▶ **Task goal**
Retype the opening lines of the listing below, ending with the line that contains "import * as", and leave out any pictures.

■ ■ ■

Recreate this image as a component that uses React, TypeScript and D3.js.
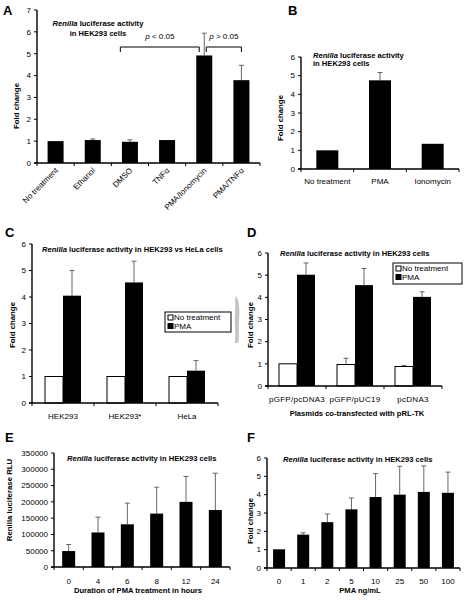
import React from "react";
import * as d3 from "d3";

// ---------- DATA ----------
const catsA = ["No treatment", "Ethanol", "DMSO", "TNFα", "PMA/Ionomycin", "PMA/TNFα"];
const valsA = [1, 1.05, 0.97, 1.05, 4.92, 3.79];
const errA = [0, 0.05, 0.09, 0, 1.02, 0.68];
const ticksA = [0, 1, 2, 3, 4, 5, 6, 7];

const catsB = ["No treatment", "PMA", "Ionomycin"];
const valsB = [1, 4.75, 1.35];
const errB = [0, 0.42, 0];
const ticksB = [0, 1, 2, 3, 4, 5, 6];

const catsC = ["HEK293", "HEK293*", "HeLa"];
const noTreatC = [1, 1, 1];
const pmaC = [4.05, 4.55, 1.22];
const pmaErrC = [0.95, 0.8, 0.38];
const ticksC = [0, 1, 2, 3, 4, 5, 6];

const catsD = ["pGFP/pcDNA3", "pGFP/pUC19", "pcDNA3"];
const noTreatD = [1, 0.97, 0.88];
const noTreatErrD = [0, 0.28, 0.05];
const pmaD = [5.02, 4.55, 4.02];
const pmaErrD = [0.53, 0.75, 0.23];
const ticksD = [0, 1, 2, 3, 4, 5, 6];

const catsE = ["0", "4", "6", "8", "12", "24"];
const valsE = [49000, 106000, 131000, 164000, 200000, 175000];
const errE = [20000, 47000, 65000, 81000, 78000, 113000];
const ticksE = [0, 50000, 100000, 150000, 200000, 250000, 300000, 350000];

const catsF = ["0", "1", "2", "5", "10", "25", "50", "100"];
const valsF = [1.02, 1.82, 2.5, 3.2, 3.87, 4.0, 4.15, 4.1];
const errF = [0, 0.1, 0.45, 0.62, 1.28, 1.55, 1.42, 1.13];
const ticksF = [0, 1, 2, 3, 4, 5, 6];

const legendLabels = ["No treatment", "PMA"];

const FONT = "'Liberation Sans', Arial, sans-serif";
const TICK_FS = 8;
const ERR_COLOR = "#666";

function Title({ x, y, rest, anchor = "start" }: { x: number; y: number; rest: string; anchor?: string }) {
  return (
    <text x={x} y={y} fontFamily={FONT} fontSize={7.6} fontWeight="bold" textAnchor={anchor as any}>
      <tspan fontStyle="italic">Renilla</tspan>
      <tspan>{" " + rest}</tspan>
    </text>
  );
}

function YAxis({ y, x0, ticks }: { y: d3.ScaleLinear<number, number>; x0: number; ticks: number[] }) {
  const r = y.range();
  return (
    <g>
      <line x1={x0} x2={x0} y1={r[0]} y2={r[1]} stroke="#000" strokeWidth={1.4} />
      {ticks.map((t) => (
        <g key={t}>
          <line x1={x0 - 3} x2={x0} y1={y(t)} y2={y(t)} stroke="#000" strokeWidth={1} />
          <text x={x0 - 6} y={y(t)} dy="0.35em" textAnchor="end" fontFamily={FONT} fontSize={TICK_FS}>
            {String(t)}
          </text>
        </g>
      ))}
    </g>
  );
}

function XAxis({ x, y0, cats }: { x: d3.ScaleBand<string>; y0: number; cats: string[] }) {
  const r = x.range();
  const bounds = cats.map((c) => x(c) as number).concat([r[1]]);
  return (
    <g>
      <line x1={r[0] - 3} x2={r[1]} y1={y0} y2={y0} stroke="#000" strokeWidth={1.4} />
      {bounds.map((b, i) => (
        <line key={i} x1={b} x2={b} y1={y0} y2={y0 + 3} stroke="#000" strokeWidth={1} />
      ))}
    </g>
  );
}

function ErrBar({ cx, yTop, yBase, color = ERR_COLOR }: { cx: number; yTop: number; yBase: number; color?: string }) {
  return (
    <g stroke={color} strokeWidth={1}>
      <line x1={cx} x2={cx} y1={yBase} y2={yTop} />
      <line x1={cx - 2.5} x2={cx + 2.5} y1={yTop} y2={yTop} />
    </g>
  );
}

function SingleBars({ x, y, cats, vals, errs, bw }: any) {
  return (
    <g>
      {cats.map((c: string, i: number) => {
        const cx = (x(c) as number) + x.bandwidth() / 2;
        return (
          <g key={c}>
            {errs[i] > 0 && <ErrBar cx={cx} yTop={y(vals[i] + errs[i])} yBase={y(vals[i])} />}
            <rect x={cx - bw / 2} y={y(vals[i])} width={bw} height={y(0) - y(vals[i])} fill="#000" />
          </g>
        );
      })}
    </g>
  );
}

function GroupBars({ x, y, cats, a, aErr, b, bErr, bw }: any) {
  return (
    <g>
      {cats.map((c: string, i: number) => {
        const cx = (x(c) as number) + x.bandwidth() / 2;
        return (
          <g key={c}>
            {aErr[i] > 0 && <ErrBar cx={cx - bw / 2} yTop={y(a[i] + aErr[i])} yBase={y(a[i])} />}
            {bErr[i] > 0 && <ErrBar cx={cx + bw / 2} yTop={y(b[i] + bErr[i])} yBase={y(b[i])} />}
            <rect x={cx - bw} y={y(a[i])} width={bw} height={y(0) - y(a[i])} fill="#fff" stroke="#000" strokeWidth={1} />
            <rect x={cx} y={y(b[i])} width={bw} height={y(0) - y(b[i])} fill="#000" />
          </g>
        );
      })}
    </g>
  );
}

function Legend({ x, y, w, h }: { x: number; y: number; w: number; h: number }) {
  return (
    <g>
      <rect x={x} y={y} width={w} height={h} fill="#fff" stroke="#000" strokeWidth={1} />
      {legendLabels.map((l, i) => (
        <g key={l}>
          <rect x={x + 3} y={y + 3 + i * 8.5} width={5} height={5} fill={i === 0 ? "#fff" : "#000"} stroke="#000" strokeWidth={1} />
          <text x={x + 9} y={y + 5.5 + i * 8.5} dy="0.35em" fontFamily={FONT} fontSize={TICK_FS}>{l}</text>
        </g>
      ))}
    </g>
  );
}

function PanelLetter({ x, y, t }: { x: number; y: number; t: string }) {
  return <text x={x} y={y} fontFamily={FONT} fontSize={13} fontWeight="bold">{t}</text>;
}

function YTitle({ x, y, t }: { x: number; y: number; t: string }) {
  return (
    <text transform={`translate(${x},${y}) rotate(-90)`} textAnchor="middle" fontFamily={FONT} fontSize={7.8} fontWeight="bold">
      {t}
    </text>
  );
}

export default function App() {
  const xA = d3.scaleBand<string>().domain(catsA).range([37, 260]);
  const yA = d3.scaleLinear().domain([0, 7]).range([163, 10]);
  const xB = d3.scaleBand<string>().domain(catsB).range([301, 459]);
  const yB = d3.scaleLinear().domain([0, 6]).range([169, 57]);
  const xC = d3.scaleBand<string>().domain(catsC).range([32, 218]);
  const yC = d3.scaleLinear().domain([0, 6]).range([403, 244]);
  const xD = d3.scaleBand<string>().domain(catsD).range([268, 442]);
  const yD = d3.scaleLinear().domain([0, 6]).range([386, 253]);
  const xE = d3.scaleBand<string>().domain(catsE).range([54, 230]);
  const yE = d3.scaleLinear().domain([0, 350000]).range([567, 453]);
  const xF = d3.scaleBand<string>().domain(catsF).range([267, 460]);
  const yF = d3.scaleLinear().domain([0, 6]).range([568, 458]);

  const pA1 = [xA("DMSO")! + 9, xA("PMA/Ionomycin")! + xA.bandwidth() / 2 - 5];
  const pA2 = [xA("PMA/Ionomycin")! + xA.bandwidth() / 2 + 2, xA("PMA/TNFα")! + xA.bandwidth() / 2];

  return (
    <svg width={466} height={600} style={{ position: "absolute", left: 0, top: 0, background: "#fff" }}>
      <rect width={466} height={600} fill="#fff" />

      {/* Panel A */}
      <PanelLetter x={3} y={15} t="A" />
      <YTitle x={19} y={106} t="Fold change" />
      <SingleBars x={xA} y={yA} cats={catsA} vals={valsA} errs={errA} bw={16} />
      <YAxis y={yA} x0={37} ticks={ticksA} />
      <XAxis x={xA} y0={163} cats={catsA} />
      {catsA.map((c) => (
        <text key={c} transform={`translate(${xA(c)! + xA.bandwidth() / 2 + 3},${171}) rotate(-45)`} textAnchor="end" fontFamily={FONT} fontSize={TICK_FS}>
          {c}
        </text>
      ))}
      <Title x={98} y={26} rest="luciferase activity" anchor="middle" />
      <text x={98} y={36} textAnchor="middle" fontFamily={FONT} fontSize={7.6} fontWeight="bold">in HEK293 cells</text>
      <path d={`M${pA1[0]},52 V47 H${pA1[1]} V52`} fill="none" stroke="#000" strokeWidth={1} />
      <text x={(pA1[0] + pA1[1]) / 2} y={39} textAnchor="middle" fontFamily={FONT} fontSize={TICK_FS}>
        <tspan fontStyle="italic">p</tspan> &lt; 0.05
      </text>
      <path d={`M${pA2[0]},52 V47 H${pA2[1]} V52`} fill="none" stroke="#000" strokeWidth={1} />
      <text x={(pA2[0] + pA2[1]) / 2} y={39} textAnchor="middle" fontFamily={FONT} fontSize={TICK_FS}>
        <tspan fontStyle="italic">p</tspan> &gt; 0.05
      </text>

      {/* Panel B */}
      <PanelLetter x={288} y={15} t="B" />
      <YTitle x={283} y={118} t="Fold change" />
      <SingleBars x={xB} y={yB} cats={catsB} vals={valsB} errs={errB} bw={22} />
      <YAxis y={yB} x0={301} ticks={ticksB} />
      <XAxis x={xB} y0={169} cats={catsB} />
      {catsB.map((c) => (
        <text key={c} x={xB(c)! + xB.bandwidth() / 2} y={184} textAnchor="middle" fontFamily={FONT} fontSize={TICK_FS}>{c}</text>
      ))}
      <Title x={313} y={58} rest="luciferase activity" />
      <text x={313} y={66} fontFamily={FONT} fontSize={7.6} fontWeight="bold">in HEK293 cells</text>

      {/* Panel C */}
      <PanelLetter x={5} y={237} t="C" />
      <YTitle x={15} y={325} t="Fold change" />
      <GroupBars x={xC} y={yC} cats={catsC} a={noTreatC} aErr={[0, 0, 0]} b={pmaC} bErr={pmaErrC} bw={18} />
      <YAxis y={yC} x0={32} ticks={ticksC} />
      <XAxis x={xC} y0={403} cats={catsC} />
      {catsC.map((c) => (
        <text key={c} x={xC(c)! + xC.bandwidth() / 2} y={419} textAnchor="middle" fontFamily={FONT} fontSize={TICK_FS}>{c}</text>
      ))}
      <Title x={42} y={252} rest="luciferase activity in HEK293 vs HeLa cells" />
      <Legend x={165} y={312} w={66} h={20} />
      <path d="M236,296 C239,300 240,310 239,320 C238,330 240,338 238,343 L235,343 C236,333 234,322 235,312 C236,304 234,300 236,296 Z" fill="#c4c4c4" />

      {/* Panel D */}
      <PanelLetter x={247} y={237} t="D" />
      <YTitle x={253} y={325} t="Fold change" />
      <GroupBars x={xD} y={yD} cats={catsD} a={noTreatD} aErr={noTreatErrD} b={pmaD} bErr={pmaErrD} bw={18} />
      <YAxis y={yD} x0={268} ticks={ticksD} />
      <XAxis x={xD} y0={386} cats={catsD} />
      {catsD.map((c) => (
        <text key={c} x={xD(c)! + xD.bandwidth() / 2} y={402} textAnchor="middle" fontFamily={FONT} fontSize={TICK_FS} letterSpacing={0.3}>{c}</text>
      ))}
      <text x={357} y={416} textAnchor="middle" fontFamily={FONT} fontSize={7.6} fontWeight="bold">Plasmids co-transfected with pRL-TK</text>
      <Title x={280} y={256} rest="luciferase activity in HEK293 cells" />
      <Legend x={393} y={263} w={69} h={21} />

      {/* Panel E */}
      <PanelLetter x={5} y={442} t="E" />
      <YTitle x={12} y={500} t="Renilla luciferase RLU" />
      <SingleBars x={xE} y={yE} cats={catsE} vals={valsE} errs={errE} bw={13} />
      <YAxis y={yE} x0={54} ticks={ticksE} />
      <XAxis x={xE} y0={567} cats={catsE} />
      {catsE.map((c) => (
        <text key={c} x={xE(c)! + xE.bandwidth() / 2} y={584} textAnchor="middle" fontFamily={FONT} fontSize={TICK_FS}>{c}</text>
      ))}
      <text x={138} y={593} textAnchor="middle" fontFamily={FONT} fontSize={7.6} fontWeight="bold">Duration of PMA treatment in hours</text>
      <Title x={67} y={461} rest="luciferase activity in HEK293 cells" />

      {/* Panel F */}
      <PanelLetter x={247} y={442} t="F" />
      <YTitle x={253} y={521} t="Fold change" />
      <SingleBars x={xF} y={yF} cats={catsF} vals={valsF} errs={errF} bw={12} />
      <YAxis y={yF} x0={267} ticks={ticksF} />
      <XAxis x={xF} y0={568} cats={catsF} />
      {catsF.map((c) => (
        <text key={c} x={xF(c)! + xF.bandwidth() / 2} y={584} textAnchor="middle" fontFamily={FONT} fontSize={TICK_FS}>{c}</text>
      ))}
      <text x={360} y={593} textAnchor="middle" fontFamily={FONT} fontSize={7.6} fontWeight="bold">PMA ng/mL</text>
      <Title x={283} y={462} rest="luciferase activity in HEK293 cells" />
    </svg>
  );
}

■ ■ ■

▶ **Full output**
Recreate this image as a component that uses React, TypeScript and D3.js.
import React from "react";
import * as d3 from "d3";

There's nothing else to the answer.